**DATA SECTION**

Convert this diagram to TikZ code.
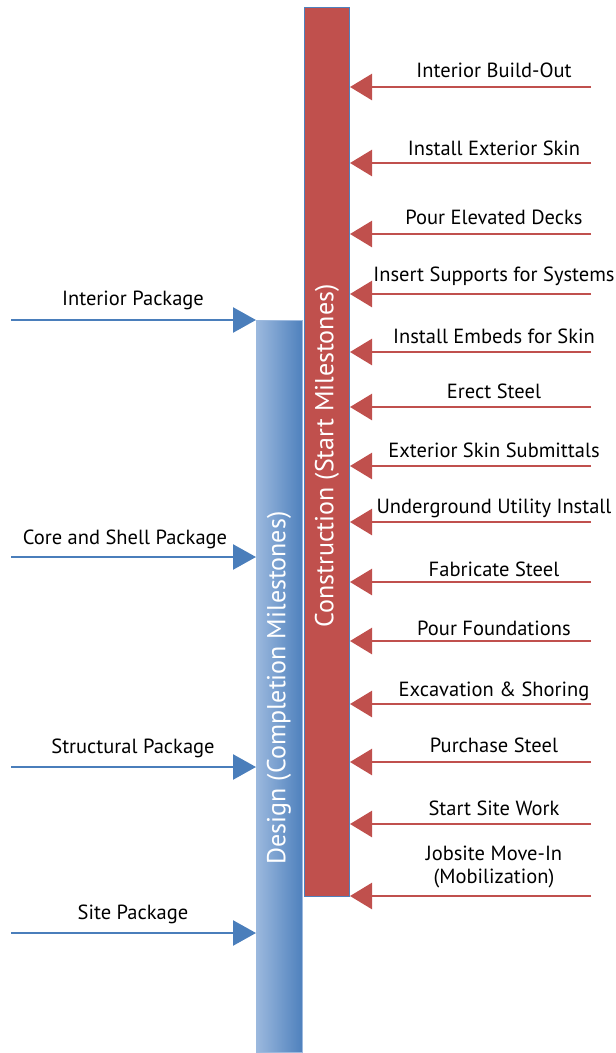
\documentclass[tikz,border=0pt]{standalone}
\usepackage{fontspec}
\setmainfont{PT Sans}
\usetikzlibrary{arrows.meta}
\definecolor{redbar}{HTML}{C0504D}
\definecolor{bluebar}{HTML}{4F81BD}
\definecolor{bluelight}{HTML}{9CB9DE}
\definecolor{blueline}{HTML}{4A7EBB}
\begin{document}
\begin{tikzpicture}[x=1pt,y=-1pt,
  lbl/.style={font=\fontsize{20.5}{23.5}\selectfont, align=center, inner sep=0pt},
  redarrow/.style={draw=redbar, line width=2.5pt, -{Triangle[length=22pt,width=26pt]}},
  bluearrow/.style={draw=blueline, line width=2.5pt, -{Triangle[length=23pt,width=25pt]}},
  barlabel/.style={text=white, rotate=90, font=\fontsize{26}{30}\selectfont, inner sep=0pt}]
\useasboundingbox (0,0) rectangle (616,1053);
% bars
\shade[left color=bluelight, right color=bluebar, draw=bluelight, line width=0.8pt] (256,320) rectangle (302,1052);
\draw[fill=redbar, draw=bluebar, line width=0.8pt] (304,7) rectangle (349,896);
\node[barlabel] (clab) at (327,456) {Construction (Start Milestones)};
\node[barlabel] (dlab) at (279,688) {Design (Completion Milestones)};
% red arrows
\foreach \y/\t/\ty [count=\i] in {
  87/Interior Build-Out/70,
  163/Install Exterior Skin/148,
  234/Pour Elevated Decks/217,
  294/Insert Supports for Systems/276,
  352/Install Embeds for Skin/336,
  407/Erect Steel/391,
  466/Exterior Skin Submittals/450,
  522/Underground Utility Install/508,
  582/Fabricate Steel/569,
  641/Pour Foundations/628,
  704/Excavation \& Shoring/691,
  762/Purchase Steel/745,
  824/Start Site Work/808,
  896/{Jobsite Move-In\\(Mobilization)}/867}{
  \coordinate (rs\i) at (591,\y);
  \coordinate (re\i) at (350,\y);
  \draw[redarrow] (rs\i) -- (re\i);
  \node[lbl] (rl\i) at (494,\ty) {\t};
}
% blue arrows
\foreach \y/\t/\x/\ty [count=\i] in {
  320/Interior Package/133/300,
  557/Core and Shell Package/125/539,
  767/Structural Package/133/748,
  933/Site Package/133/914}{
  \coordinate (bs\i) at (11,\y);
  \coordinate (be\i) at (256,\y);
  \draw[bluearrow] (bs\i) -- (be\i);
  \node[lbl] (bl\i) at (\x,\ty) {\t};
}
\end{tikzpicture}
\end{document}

**WHAT THE TASK REQUIRES**
Transcribe the material exactly, leaving every picture out.

**RESPONSE TO THIS EXERCISE**
Convert this diagram to TikZ code.
\documentclass[tikz,border=0pt]{standalone}
\usepackage{fontspec}
\setmainfont{PT Sans}
\usetikzlibrary{arrows.meta}
\definecolor{redbar}{HTML}{C0504D}
\definecolor{bluebar}{HTML}{4F81BD}
\definecolor{bluelight}{HTML}{9CB9DE}
\definecolor{blueline}{HTML}{4A7EBB}
\begin{document}
\begin{tikzpicture}[x=1pt,y=-1pt,
  lbl/.style={font=\fontsize{20.5}{23.5}\selectfont, align=center, inner sep=0pt},
  redarrow/.style={draw=redbar, line width=2.5pt, -{Triangle[length=22pt,width=26pt]}},
  bluearrow/.style={draw=blueline, line width=2.5pt, -{Triangle[length=23pt,width=25pt]}},
  barlabel/.style={text=white, rotate=90, font=\fontsize{26}{30}\selectfont, inner sep=0pt}]
\useasboundingbox (0,0) rectangle (616,1053);
% bars
\shade[left color=bluelight, right color=bluebar, draw=bluelight, line width=0.8pt] (256,320) rectangle (302,1052);
\draw[fill=redbar, draw=bluebar, line width=0.8pt] (304,7) rectangle (349,896);
\node[barlabel] (clab) at (327,456) {Construction (Start Milestones)};
\node[barlabel] (dlab) at (279,688) {Design (Completion Milestones)};
% red arrows
\foreach \y/\t/\ty [count=\i] in {
  87/Interior Build-Out/70,
  163/Install Exterior Skin/148,
  234/Pour Elevated Decks/217,
  294/Insert Supports for Systems/276,
  352/Install Embeds for Skin/336,
  407/Erect Steel/391,
  466/Exterior Skin Submittals/450,
  522/Underground Utility Install/508,
  582/Fabricate Steel/569,
  641/Pour Foundations/628,
  704/Excavation \& Shoring/691,
  762/Purchase Steel/745,
  824/Start Site Work/808,
  896/{Jobsite Move-In\\(Mobilization)}/867}{
  \coordinate (rs\i) at (591,\y);
  \coordinate (re\i) at (350,\y);
  \draw[redarrow] (rs\i) -- (re\i);
  \node[lbl] (rl\i) at (494,\ty) {\t};
}
% blue arrows
\foreach \y/\t/\x/\ty [count=\i] in {
  320/Interior Package/133/300,
  557/Core and Shell Package/125/539,
  767/Structural Package/133/748,
  933/Site Package/133/914}{
  \coordinate (bs\i) at (11,\y);
  \coordinate (be\i) at (256,\y);
  \draw[bluearrow] (bs\i) -- (be\i);
  \node[lbl] (bl\i) at (\x,\ty) {\t};
}
\end{tikzpicture}
\end{document}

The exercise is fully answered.